1. A company’s transactions with its creditors to borrow money and/or to repay the principal amounts of both short- and long-term debt are reported as cash flows from:
A. Operating activities.
B. Investing activities.
C. Financing activities.
D. Direct activities.
E. Indirect activities.
2. In preparing a company’s statement of cash flows for the most recent year using the indirect method, the following information is available:
Net income for the year was
$52,000
Accounts payable decreased by
18,000
Accounts receivable increased by
25,000
Inventories increased by
5,000
Depreciation expense was
30,000Net cash provided by operating activities was:
A. $34,000.
B. $60,000.
C. $70,000.
D. $80,000.
E. $52,000.
3. A company’s income statement showed the following: net income, $124,000 and depreciation expense, $30,000. An examination of the company’s current assets and current liabilities showed the following changes as a result of operating activities: accounts receivable decreased $9,400; merchandise inventory increased $18,000; and accounts payable increased $3,400. Calculate the net cash provided or used by operating activities.
A. $118,000.
B. $159,200.
C. $123,200.
D. $148,800.
E. $178,000.
4. Marshland Company is preparing the company’s statement of cash flows for the fiscal year just ended. The following information is available:
Cash dividends declared for the year
$40,000
Cash dividends payable at the beginning of the year
17,000
Cash dividends payable at the end of the year
13,000
The amount of cash paid for dividends was:
A. $44,000.
B. $40,000.
C. $57,000.
D. $53,000.
E. $36,000.
5. Which of the following items is reported on the statement of cash flows under financing activities?
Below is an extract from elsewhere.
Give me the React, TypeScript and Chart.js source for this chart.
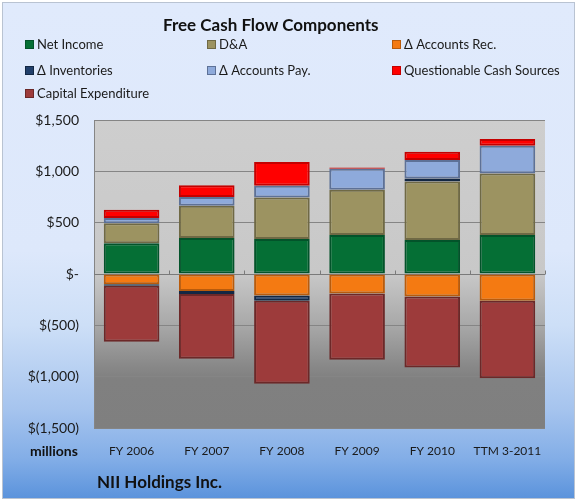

A. Declaration of a cash dividend.
B. Payment of a cash dividend.
C. Declaration of a stock dividend.
D. Payment of a stock dividend.
E. Stock split.
6. When preparing a statement of cash flows using the indirect method, each of the following should be classified as an operating cash flow except:
A. An increase in accounts receivable.
B. A decrease in accounts payable.
C. Proceeds from the disposal of a long-term asset with no gain or loss.
D. An increase in prepaid expenses.
E. A decrease in accrued expenses payable.
7. The indirect method for the preparation of the operating activities section of the statement of cash flows:
A. Separately lists each major item of operating cash receipts.
B. Separately lists each major item of operating cash payments.
C. Reports net income and then adjusts it for items necessary to determine net cash provided or used by operating activities.
D. Is required if the company is a merchandiser.
E. Must not be used in all circumstances.
8. Stormer Company reports the following amounts on its statement of cash flow: Net cash provided by operating activities was $28,000; net cash used in investing activities was $10,000 and net cash used in financing activities was $12,000. If the beginning cash balance is $5,000, what is the ending cash balance?
A. $55,000.
B. $45,000.
C. $31,000.
D. $6,000.
E. $11,000.
9. Typical cash flows from investing activities include each of the following except:
A. Payments to purchase property, plant and equipment or other productive assets (excluding inventory).
B. Proceeds from collecting the principal amount of accounts receivable arising from customer sales.
C. Payments to buy intangible assets.
D. Payments to acquire held-to maturity securities of other entities, except cash equivalents.
E. Proceeds from the sale of equipment.
10. All of the following statements related to preparation of the statement of cash flows under U.S. GAAP and IFRS are true except:
A. Both U.S. GAAP and IFRS permit the reporting of cash flows from operating activities using either the direct or indirect method.
B. IFRS permits classification of cash outflows for interest expense under operating or financing based on which one results in better cash flows from operating activities.
C. U.S. GAAP requires cash outflows for income tax be classified as operating activities.
D. IFRS permits the splitting of income tax cash flows among operating, investing, and financing depending on the sources of that tax.
E. IFRS permits classification of interest expense under operating or financing activities provided it is consistently applied across periods.